Personal profile

Scholarly biography

Bethan Prosser is a Post-doctoral Researcher, awarded a fellowship by the ESRC South Coast Doctoral Training Partnership. Her fellowship extends the impact of the innovative methodology she developed through her PhD: participatory listening research. Participatory listening research is a way of listening with others to the environment to generate new knowledge and discoveries, whilst embracing different listening experiences, practices and positionalities. 

The fellowship project will co-design creative and digital outputs to disseminate the doctoral project's findings on listening to urban seaside gentrification on the UK South Coast. Through knowledge exchange events, publications and presentations, this approach will be explored as a public engagement tool for hyperlocal socio-environmental and social infrastructure changes.

Bethan has academic teaching experience at the undergraduate and postgraduate level across the social sciences. She previously taught on the Community Engagement: Theory into Practice module in the School of Humanities & Social Sciences from 2018-2022. She has been teaching on the Advanced Research Methods to postgraduate students since 2020. She has been an active member of the Centre for Spatial, Cultural and Environmental Politics and Cities and Injustices Research and Enterprise Group.

Bethan’s academic background starts with undergraduate Philosophy and Politics, moving through Migration Studies and Social Research Methods at postgraduate level. Bethan has worked extensively in developing community-university partnerships and brokering knowledge exchange activities that benefit both the university and the local community. She brings over ten years’ experience of working in the community/voluntary and public sectors both nationally and internationally. This includes roles in support work and management supporting young people, Black and mixed parentage children and families, people experiencing homelessness and refugees and asylum seekers.

Research interests

I am interested in developing participatory creative and sensory methodologies for investigating issues of social, spatial and mobile justice. My doctoral research focused on using listening methods to investigate gentrification and displacement, but I have previously undertaken research into homelessness and the community/voluntary sector. Within gentrification, I am interested in the full spectrum of im/mobilities encompassed by gentrification-induced-displacement, bringing a mobilities lens to understand the processes of un-homing and loss of a sense of place. 

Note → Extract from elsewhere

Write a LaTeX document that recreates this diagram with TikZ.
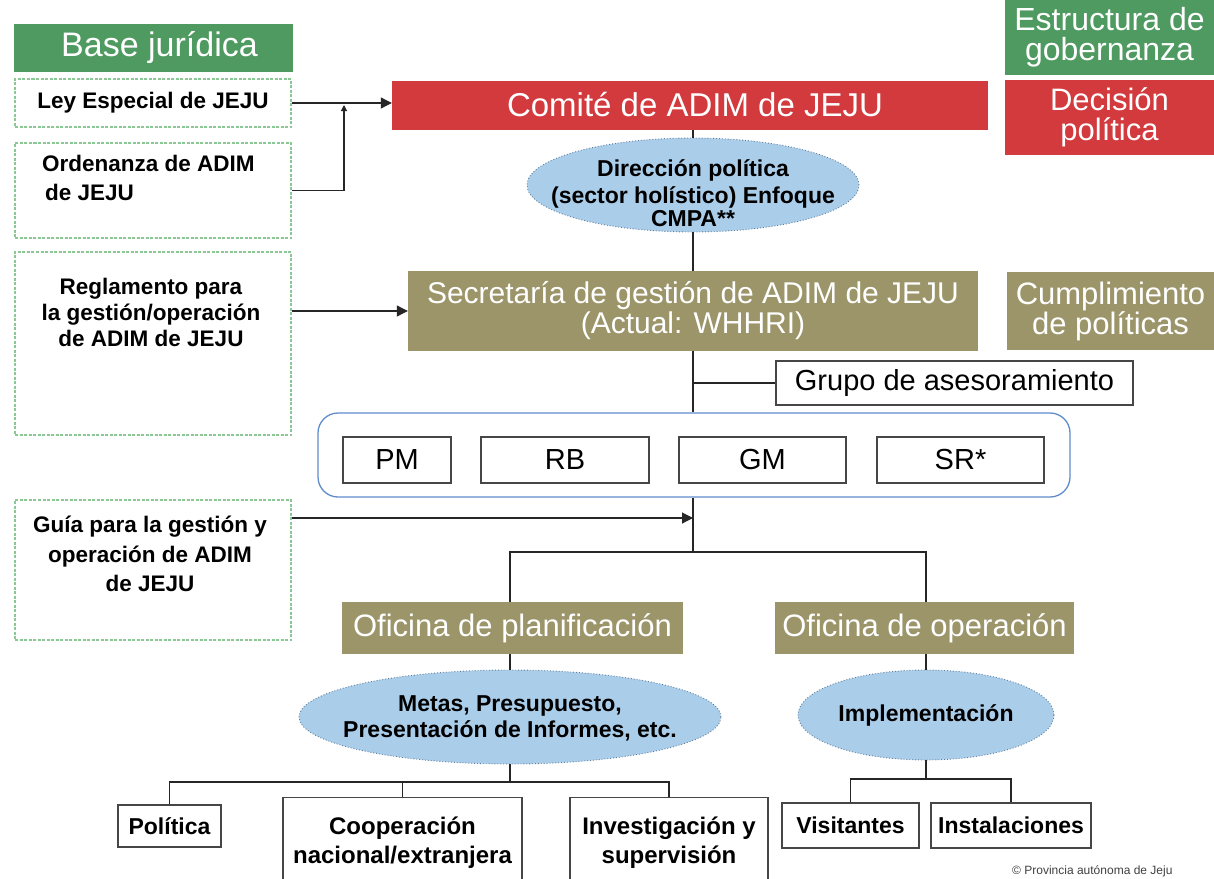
\documentclass[tikz,border=0pt]{standalone}
\usepackage{fontspec}
\setmainfont{Liberation Sans}
\usetikzlibrary{shapes.geometric,arrows.meta}
\definecolor{hgreen}{RGB}{78,154,96}
\definecolor{hred}{RGB}{210,58,62}
\definecolor{olive}{RGB}{156,149,106}
\definecolor{dashgreen}{RGB}{140,200,150}
\definecolor{ellfill}{RGB}{170,205,234}
\definecolor{elldraw}{RGB}{95,125,155}
\definecolor{grpblue}{RGB}{95,140,205}
\definecolor{boxgray}{RGB}{70,70,70}
\newcommand{\fs}[1]{\fontsize{#1}{#1}\selectfont}
\tikzset{
  x=1pt, y=-1pt,
  solidbox/.style={rectangle, inner sep=0pt, text=white, align=center},
  legal/.style={rectangle, draw=dashgreen, line width=1.2pt, dash pattern=on 3pt off 1.5pt, inner sep=0pt},
  plain/.style={rectangle, draw=boxgray, line width=1.1pt, fill=white, inner sep=0pt, align=center},
  oval/.style={ellipse, fill=ellfill, draw=elldraw, line width=0.9pt, dotted, inner sep=0pt},
  ovaltext/.style={font=\bfseries\fs{23}, align=center, inner sep=0pt},
  conn/.style={draw=black!85, line width=1.1pt},
  arr/.style={conn, -{Triangle[length=11pt,width=11pt]}},
  smallarr/.style={conn, -{Triangle[length=6pt,width=6pt]}},
  ltext/.style={font=\bfseries\fs{22.5}, align=center, inner sep=0pt},
  btext/.style={font=\bfseries\fs{23}, align=center, inner sep=0pt}
}
\begin{document}
\begin{tikzpicture}
\useasboundingbox (0,0) rectangle (1214,878);
\clip (0,0) rectangle (1214,878);
% left column
\node[solidbox, fill=hgreen, minimum width=279pt, minimum height=48pt, font=\fs{34}] (base) at (153.5,48) {\hspace*{12pt}Base jurídica};
\node[legal, minimum width=276pt, minimum height=48pt, font=\bfseries\fs{22.5}] (ley) at (153,103) {Ley Especial de JEJU};
\node[legal, minimum width=276pt, minimum height=95pt] (ord) at (153,190.5) {};
\node[ltext, anchor=west, align=left] (ordt) at (42,178) {Ordenanza de ADIM\\[6pt]\hspace*{3pt}de JEJU};
\node[legal, minimum width=276pt, minimum height=183pt] (regl) at (153,343.5) {};
\node[ltext] (reglt) at (151,312) {Reglamento para\\[3.5pt]la gestión/operación\\[3.5pt]de ADIM de JEJU};
\node[legal, minimum width=276pt, minimum height=140pt] (guia) at (153,570) {};
\node[ltext] (guiat) at (150,554) {Guía para la gestión y\\[7pt]operación de ADIM\\[7pt]de JEJU};
% right column
\node[solidbox, fill=hgreen, minimum width=209pt, minimum height=75pt, font=\fs{32}] (estr) at (1109.5,37) {Estructura de\\[-2pt]gobernanza};
\node[solidbox, fill=hred, minimum width=209pt, minimum height=75pt, font=\fs{31}] (dec) at (1109.5,117.5) {Decisión\\[-1pt]política};
\node[solidbox, fill=olive, minimum width=207pt, minimum height=78pt, font=\fs{31}] (cump) at (1110.5,311) {Cumplimiento\\[-1pt]de políticas};
% centre
\node[solidbox, fill=hred, minimum width=596pt, minimum height=49pt, font=\fs{33}] (comite) at (690,105) {\hspace*{10pt}Comité de ADIM de JEJU};
\node[oval, minimum width=332pt, minimum height=94pt] (dir) at (693,185) {};
\node[ovaltext] (dirt) at (693,193) {Dirección política\\[4pt](sector holístico) Enfoque\\[0pt]CMPA**};
\node[solidbox, fill=olive, minimum width=570pt, minimum height=80pt, font=\fs{30}] (secr) at (693,311) {Secretaría de gestión de ADIM de JEJU\\[0pt](Actual: WHHRI)};
\node[plain, minimum width=357pt, minimum height=44pt, font=\fs{29}] (grupo) at (954.5,383) {Grupo de asesoramiento};
\node[rectangle, draw=grpblue, line width=1.3pt, rounded corners=20pt, minimum width=752pt, minimum height=84pt] (grp) at (694,455) {};
\node[plain, minimum width=108pt, minimum height=46pt, font=\fs{29}] (pm) at (397,460) {PM};
\node[plain, minimum width=168pt, minimum height=46pt, font=\fs{29}] (rb) at (565,460) {RB};
\node[plain, minimum width=167pt, minimum height=46pt, font=\fs{29}] (gm) at (762.5,460) {GM};
\node[plain, minimum width=167pt, minimum height=46pt, font=\fs{29}] (sr) at (960.5,460) {SR*};
\coordinate (split) at (693,552);
\coordinate (gin) at (693,518);
\node[solidbox, fill=olive, minimum width=341pt, minimum height=52pt, font=\fs{31}] (ofplan) at (512.5,628) {Oficina de planificación};
\node[solidbox, fill=olive, minimum width=299pt, minimum height=52pt, font=\fs{31}] (ofop) at (924.5,628) {Oficina de operación};
\node[oval, minimum width=422pt, minimum height=94pt] (metas) at (510,717) {};
\node[ovaltext] (metast) at (510,718) {Metas, Presupuesto,\\[3pt]Presentación de Informes, etc.};
\node[oval, minimum width=256pt, minimum height=90pt] (impl) at (926,715) {};
\node[ovaltext] (implt) at (926,715) {Implementación};
% bottom row
\node[plain, minimum width=103pt, minimum height=42pt, btext] (pol) at (169.5,826) {Política};
\node[plain, minimum width=239pt, minimum height=89pt, anchor=north] (coop) at (402.5,797) {};
\node[btext, font=\bfseries\fs{24}] (coopt) at (402.5,843) {Cooperación\\[5pt]nacional/extranjera};
\node[plain, minimum width=198pt, minimum height=89pt, anchor=north] (inv) at (669,797) {};
\node[btext, font=\bfseries\fs{24}] (invt) at (669,843) {Investigación y\\[5pt]supervisión};
\node[plain, minimum width=137pt, minimum height=45pt, btext] (vis) at (850.5,825.5) {Visitantes};
\node[plain, minimum width=160pt, minimum height=45pt, btext] (ins) at (1011,825.5) {Instalaciones};
\coordinate (b1) at (510,782);
\coordinate (b2) at (926,779);
\coordinate (j1) at (344,105);
\node[anchor=base west, inner sep=0pt, font=\fs{12}, text=black!75] (copy) at (1012,874) {© Provincia autónoma de Jeju};
% connectors
\draw[arr] (ley.east) -- (ley.east -| comite.west);
\draw[smallarr] (ord.east) -| (j1);
\draw[conn] (comite.south -| dir.north) -- (dir.north);
\draw[conn] (dir.south) -- (secr.north);
\draw[arr] (regl.east |- secr.west) -- (secr.west);
\draw[conn] (secr.south) -- (grp.north -| secr.south);
\draw[conn] (grupo.west -| secr.south) -- (grupo.west);
\draw[conn] (grp.south -| secr.south) -- (split);
\draw[arr] (guia.east |- gin) -- (gin);
\draw[conn] (metas.north |- ofplan.north) |- (split) -| (impl.north |- ofop.north);
\draw[conn] (metas.north |- ofplan.south) -- (metas.north);
\draw[conn] (impl.north |- ofop.south) -- (impl.north);
\draw[conn] (metas.south) -- (b1);
\draw[conn] (pol.north) |- (b1) -| (inv.north);
\draw[conn] (b1 -| coop.north) -- (coop.north);
\draw[conn] (impl.south) -- (b2);
\draw[conn] (vis.north) |- (b2) -| (ins.north);
\end{tikzpicture}
\end{document}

I am predominantly interested in listening and sound methods. I have developed a an innovative toolbox under the umbrella term of participatory listening research. I draw on sound studies for social inquiry underpinned by a participatory ethos. My doctoral project explored how listening practices can elicit people’s changing relationships to place. I am working with a local community music organisation to learn and share how listening activities and sound walks can be used as a tool for both research, community engagement and wellbeing purposes. This also furthers my interest in understanding how universities can work with local communities for mutual benefit. 

Approach to teaching

I bring my experiences of working in the community/voluntary sector to my teaching. In particular, my experience of facilitating group work with young people experiencing homelessness and other challenging situations has developed my ability to create a supportive and engaging learning environment. My approach to seminars and lectures is driven by an ethos of participatory pedagogy, whereby students can develop their own meaningful relationship with the topics and a variety of learning tools are used. I am also committed to diversifying and decolonising the curriculum.

Knowledge exchange

I am committed to sharing and learning with those outside of academia. I have in-depth experience of knowledge exchange activities through my previous professional role in the university’s Community University Partnership Programme, supporting partnerships to develop between the local community and researchers and students.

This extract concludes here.